Mais « un nouveau Liban » est possible. Un Liban « que nous, lance Mouawad, plus précisément, étudiants de l'USJ, espérons bâtir. Nous sommes la génération de l'Espoir. Nous sommes la Génération H.O.P.E. (Help Others Pursue Education), initiative estudiantine mise en place à l’USJ à partir de 2021, pour faire face aux défis auxquels nous vivons et travailler pour un avenir meilleur. »
« Pour y parvenir, explique Mouawad, nous pensons qu'une consultation régulière sur les questions qui nous concernent, des commissions de jeunes dans les communes, des débats entre jeunes et adultes et, surtout, l'écoute de nos revendications, telles qu'elles sont exprimées par les organisations les plus représentatives, sont nécessaires pour mieux prendre en compte nos aspirations. »
En affirmant que « l’aspect précieux de l’histoire culturelle du Liban ne peut se perdre, car il constitue le fondement historique et nationale du bien-être de ce pays », Monseigneur Paul Gallagher a témoigné de l’attachement du Vatican au vivre-ensemble interconfessionnel.

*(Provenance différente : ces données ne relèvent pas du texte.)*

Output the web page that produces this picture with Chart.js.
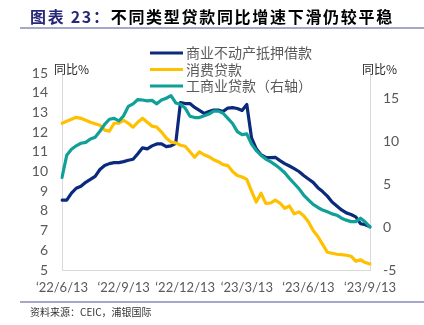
<!DOCTYPE html>
<html>
<head>
<meta charset="utf-8">
<script src="https://cdn.jsdelivr.net/npm/chart.js@4.4.0/dist/chart.umd.min.js"></script>
<style>
    html, body { margin: 0; padding: 0; background: #fff; }
    #wrap { width: 424px; height: 325px; }
</style>
</head>
<body>
<div id="wrap"><canvas id="chart" width="424" height="325"></canvas></div>
<script>
// Tick labels shown on the x axis (every 13 weeks)
const tickLabels = ['‘22/6/13', '‘22/9/13', '‘22/12/13', '‘23/3/13', '‘23/6/13', '‘23/9/13'];

// Series names
const seriesNames = ['商业不动产抵押借款', '消费贷款', '工商业贷款（右轴）'];

// 商业不动产抵押借款, YoY %, left axis
const commercialRE = [
    8.55, 8.55, 8.9, 9.15, 9.25, 9.45, 9.6, 9.75, 10.1, 10.3,
    10.4, 10.45, 10.45, 10.5, 10.57, 10.62, 10.9, 11.2, 11.15, 11.3,
    11.4, 11.4, 11.26, 11.3, 11.43, 13.5, 13.45, 13.45, 13.25, 13.1,
    12.95, 13.04, 13.12, 13.12, 13.05, 13.22, 13.24, 13.2, 13.1, 13.4,
    11.7, 11.15, 10.85, 10.72, 10.7, 10.72, 10.55, 10.4, 10.28, 10.15,
    10.0, 9.8, 9.62, 9.45, 9.18, 8.98, 8.75, 8.45, 8.25, 8.05,
    7.9, 7.82, 7.7, 7.35, 7.3, 7.2
];

// 消费贷款, YoY %, left axis
const consumer = [
    12.45, 12.55, 12.65, 12.75, 12.7, 12.6, 12.5, 12.42, 12.35, 12.1,
    12.05, 12.45, 12.45, 12.6, 12.45, 12.25, 12.5, 12.7, 12.5, 12.3,
    12.25, 12.0, 11.7, 11.5, 11.45, 11.33, 11.28, 11.0, 10.72, 11.0,
    10.85, 10.75, 10.6, 10.5, 10.35, 10.3, 10.0, 9.8, 9.72, 9.6,
    9.0, 8.45, 8.9, 8.38, 8.4, 8.55, 8.4, 8.13, 8.25, 7.85,
    7.95, 7.75, 7.45, 7.0, 6.7, 6.3, 5.9, 5.85, 5.8, 5.78,
    5.75, 5.7, 5.45, 5.52, 5.38, 5.3
];

// 工商业贷款, YoY %, right axis
const industrial = [
    5.8, 8.4, 9.1, 9.5, 9.8, 9.9, 10.3, 10.5, 11.2, 12.0,
    12.6, 12.7, 12.4, 13.0, 14.1, 14.4, 14.9, 14.85, 14.75, 14.8,
    14.4, 14.85, 15.05, 15.35, 14.5, 14.35, 13.9, 12.95, 12.8, 12.8,
    13.0, 13.2, 13.55, 13.55, 13.3, 12.7, 12.1, 11.15, 10.8, 10.9,
    9.7, 8.95, 8.4, 7.95, 7.65, 7.28, 6.85, 6.35, 5.7, 5.1,
    4.5, 3.75, 3.2, 2.65, 2.3, 2.0, 1.8, 1.55, 1.4, 1.05,
    0.82, 0.65, 0.65, 1.05, 0.6, 0.0
];

// Weekly dates starting 2022-06-13
const weeks = [];
for (let i = 0; i < commercialRE.length; i++) {
    const d = new Date(2022, 5, 13 + 7 * i);
    weeks.push(`${d.getFullYear() % 100}/${d.getMonth() + 1}/${d.getDate()}`);
}

const colors = ['#0b2a7c', '#ffc000', '#10a098'];
const gray = '#d9d9d9';
const tickColor = '#595959';

Chart.defaults.font.family = 'Lato, "Noto Sans CJK SC", sans-serif';

// Title, rules, legend, axis titles and source note
const decorations = {
    id: 'decorations',
    beforeDraw(chart) {
        const ctx = chart.ctx;
        ctx.save();
        ctx.fillStyle = '#fff';
        ctx.fillRect(0, 0, chart.width, chart.height);
        ctx.restore();
    },
    afterDraw(chart) {
        const ctx = chart.ctx;
        ctx.save();

        // title
        ctx.textBaseline = 'middle';
        ctx.textAlign = 'left';
        ctx.font = 'bold 16px "Noto Sans CJK SC"';
        ctx.letterSpacing = '1.7px';
        ctx.fillStyle = '#28287a';
        const head = '图表 23：';
        ctx.fillText(head, 30, 17);
        const w = ctx.measureText(head).width;
        ctx.fillStyle = '#000';
        ctx.fillText('不同类型贷款同比增速下滑仍较平稳', 30 + w, 17);
        ctx.letterSpacing = '0px';

        // rules
        ctx.strokeStyle = '#8a8ab8';
        ctx.lineWidth = 1.5;
        ctx.beginPath();
        ctx.moveTo(20, 28); ctx.lineTo(424, 28);
        ctx.moveTo(20, 302); ctx.lineTo(424, 302);
        ctx.stroke();

        // legend
        ctx.font = '14px "Noto Sans CJK SC"';
        ctx.lineWidth = 3;
        [53, 69.5, 86].forEach((y, i) => {
            ctx.strokeStyle = colors[i];
            ctx.beginPath();
            ctx.moveTo(150, y); ctx.lineTo(183, y);
            ctx.stroke();
            ctx.fillStyle = tickColor;
            ctx.fillText(seriesNames[i], 186, y);
        });

        // axis titles
        ctx.font = '12px "Noto Sans CJK SC"';
        ctx.fillStyle = '#262626';
        ctx.fillText('同比%', 54, 69);
        ctx.fillText('同比%', 362, 69);

        // source
        ctx.font = '10px "Noto Sans CJK SC"';
        ctx.fillStyle = '#333';
        ctx.fillText('资料来源：CEIC，浦银国际', 30, 312);

        ctx.restore();
    }
};

new Chart(document.getElementById('chart').getContext('2d'), {
    type: 'line',
    data: {
        labels: weeks,
        datasets: [
            { label: seriesNames[0], data: commercialRE, yAxisID: 'y', borderColor: colors[0], order: 3 },
            { label: seriesNames[1], data: consumer, yAxisID: 'y', borderColor: colors[1], order: 2 },
            { label: seriesNames[2], data: industrial, yAxisID: 'y1', borderColor: colors[2], order: 1 }
        ]
    },
    options: {
        responsive: false,
        animation: false,
        layout: { padding: { top: 73, left: 0, right: 0, bottom: 0 } },
        elements: {
            line: { borderWidth: 3.2, tension: 0, borderJoinStyle: 'round', borderCapStyle: 'round' },
            point: { radius: 0 }
        },
        plugins: {
            legend: { display: false },
            tooltip: { enabled: false }
        },
        scales: {
            x: {
                grid: { display: false, drawTicks: false },
                border: { color: gray },
                ticks: {
                    color: tickColor,
                    font: { size: 13 },
                    padding: 10,
                    autoSkip: false,
                    maxRotation: 0,
                    minRotation: 0,
                    callback: (value) => tickLabels[value / 13]
                },
                afterBuildTicks: (s) => { s.ticks = s.ticks.filter(t => t.value % 13 === 0); },
                afterFit: (s) => { s.height = 55; }
            },
            y: {
                position: 'left',
                min: 5,
                max: 15,
                grid: { display: false, drawTicks: false },
                border: { color: gray },
                ticks: { stepSize: 1, autoSkip: false, color: tickColor, font: { size: 14 }, padding: 14 },
                afterFit: (s) => { s.width = 62; }
            },
            y1: {
                position: 'right',
                min: -5,
                max: 18,
                grid: { display: false, drawTicks: false },
                border: { color: gray },
                ticks: { stepSize: 5, autoSkip: false, color: tickColor, font: { size: 14 }, padding: 13 },
                afterBuildTicks: (s) => { s.ticks = s.ticks.filter(t => t.value % 5 === 0); },
                afterFit: (s) => { s.width = 54; }
            }
        }
    },
    plugins: [decorations]
});
</script>
</body>
</html>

« Le Liban est important, assure Gallagher, non seulement pour les Libanais mais aussi pour le monde entier, en tant que berceau d’ancienne civilisation. De plus le Liban est une terre chère à l’Église catholique, puisque c’est un lieu où les chrétiens ont toujours vécu et joué un rôle fondamental. Au Liban, comme partout au Moyen-Orient, les chrétiens ont toujours partagé la vie quotidienne avec les musulmans développant ainsi une relation unique à travers les siècles. Il en résulte une certaine symbiose qui a engendrée une forme de culture, où les différentes traditions et pensées ont été capable d’entrer dans un dialogue significatif. »
La rencontre a été marquée aussi par les interventions du public, surtout des proches de victimes de l’explosion du Port de Beyrouth.